Instructions for the task:
Word for word, transcribe the lines below and drop the pictures.

==================================================

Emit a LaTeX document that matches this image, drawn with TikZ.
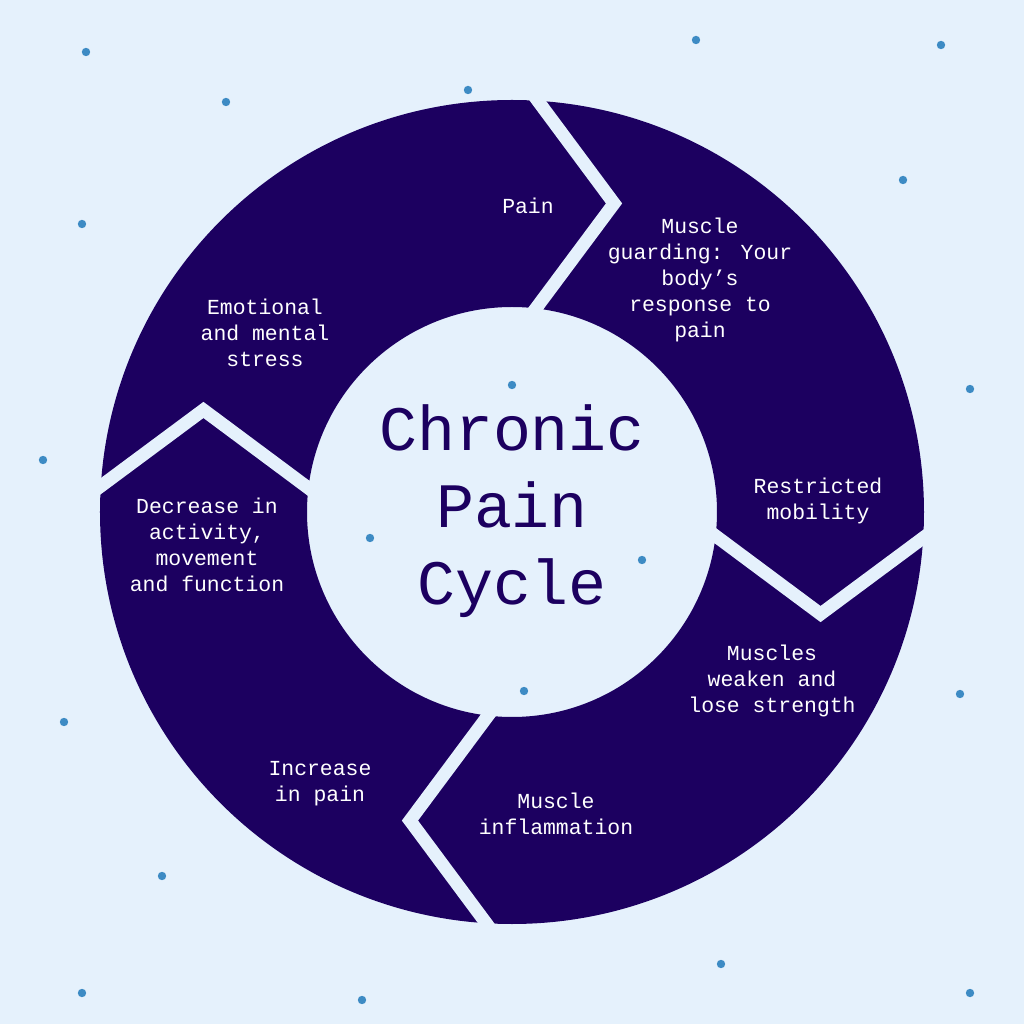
\documentclass[tikz,border=0pt]{standalone}
\usepackage{fontspec}
\setmainfont{Liberation Mono}
\usetikzlibrary{calc}
\definecolor{bgblue}{HTML}{E5F1FC}
\definecolor{ringnavy}{HTML}{1C0060}
\definecolor{dotblue}{HTML}{3D8BC4}

\begin{document}
\begin{tikzpicture}[%
        x=0.02cm, y=0.02cm,
        steptext/.style={text=white, font=\fontsize{12.2}{14.7}\selectfont, align=center, inner sep=0pt},
        titletext/.style={text=ringnavy, font=\fontsize{36}{43.7}\selectfont, align=center, inner sep=0pt},
        gapline/.style={draw=bgblue, line width=7.4pt, line join=miter}
      ]
      \fill[bgblue] (-512,-512) rectangle (512,512);
      \useasboundingbox (-512,-512) rectangle (512,512);
      \coordinate (c) at (0,0);
      % background dots
      \foreach \p in {(-426,460),(-286,410),(-44,422),(184,472),(429,467),(391,332),
        (-430,288),(458,123),(-469,52),(0,127),(-142,-26),(130,-48),(12,-179),
        (-448,-210),(448,-182),(-350,-364),(209,-452),(-430,-481),(-150,-488),(458,-481)}
        \fill[dotblue] \p circle (4.2);
      % ring and the four chevron gaps
      \fill[ringnavy, even odd rule] (c) circle (412) (c) circle (205);
      \foreach \k in {0,...,3} {
        \coordinate (out\k) at ({86.4-90*\k}:412);
        \coordinate (tip\k) at ({71.7-90*\k}:325);
        \coordinate (in\k) at ({83.3-90*\k}:205);
        \draw[gapline] ($(tip\k)!1.2!(out\k)$) -- (tip\k) -- ($(tip\k)!1.2!(in\k)$);
      }
      \node [titletext] (title) at (0,1) {Chronic\\Pain\\Cycle};
      \node [steptext] (pain) at (16,306) {Pain};
      \node [steptext] (guarding) at (188,232) {Muscle\\guarding: Your\\body’s\\response to\\pain};
      \node [steptext] (mobility) at (306,11) {Restricted\\mobility};
      \node [steptext] (weaken) at (260,-169) {Muscles\\weaken and\\lose strength};
      \node [steptext] (inflam) at (44,-302) {Muscle\\inflammation};
      \node [steptext] (increase) at (-192,-272) {Increase\\in pain};
      \node [steptext] (decrease) at (-305,-33) {Decrease in\\activity,\\movement\\and function};
      \node [steptext] (stress) at (-247,179) {Emotional\\and mental\\stress};
    \end{tikzpicture}
\end{document}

==================================================

Full solution:
Emit a LaTeX document that matches this image, drawn with TikZ.
\documentclass[tikz,border=0pt]{standalone}
\usepackage{fontspec}
\setmainfont{Liberation Mono}
\usetikzlibrary{calc}
\definecolor{bgblue}{HTML}{E5F1FC}
\definecolor{ringnavy}{HTML}{1C0060}
\definecolor{dotblue}{HTML}{3D8BC4}

\begin{document}
\begin{tikzpicture}[%
        x=0.02cm, y=0.02cm,
        steptext/.style={text=white, font=\fontsize{12.2}{14.7}\selectfont, align=center, inner sep=0pt},
        titletext/.style={text=ringnavy, font=\fontsize{36}{43.7}\selectfont, align=center, inner sep=0pt},
        gapline/.style={draw=bgblue, line width=7.4pt, line join=miter}
      ]
      \fill[bgblue] (-512,-512) rectangle (512,512);
      \useasboundingbox (-512,-512) rectangle (512,512);
      \coordinate (c) at (0,0);
      % background dots
      \foreach \p in {(-426,460),(-286,410),(-44,422),(184,472),(429,467),(391,332),
        (-430,288),(458,123),(-469,52),(0,127),(-142,-26),(130,-48),(12,-179),
        (-448,-210),(448,-182),(-350,-364),(209,-452),(-430,-481),(-150,-488),(458,-481)}
        \fill[dotblue] \p circle (4.2);
      % ring and the four chevron gaps
      \fill[ringnavy, even odd rule] (c) circle (412) (c) circle (205);
      \foreach \k in {0,...,3} {
        \coordinate (out\k) at ({86.4-90*\k}:412);
        \coordinate (tip\k) at ({71.7-90*\k}:325);
        \coordinate (in\k) at ({83.3-90*\k}:205);
        \draw[gapline] ($(tip\k)!1.2!(out\k)$) -- (tip\k) -- ($(tip\k)!1.2!(in\k)$);
      }
      \node [titletext] (title) at (0,1) {Chronic\\Pain\\Cycle};
      \node [steptext] (pain) at (16,306) {Pain};
      \node [steptext] (guarding) at (188,232) {Muscle\\guarding: Your\\body’s\\response to\\pain};
      \node [steptext] (mobility) at (306,11) {Restricted\\mobility};
      \node [steptext] (weaken) at (260,-169) {Muscles\\weaken and\\lose strength};
      \node [steptext] (inflam) at (44,-302) {Muscle\\inflammation};
      \node [steptext] (increase) at (-192,-272) {Increase\\in pain};
      \node [steptext] (decrease) at (-305,-33) {Decrease in\\activity,\\movement\\and function};
      \node [steptext] (stress) at (-247,179) {Emotional\\and mental\\stress};
    \end{tikzpicture}
\end{document}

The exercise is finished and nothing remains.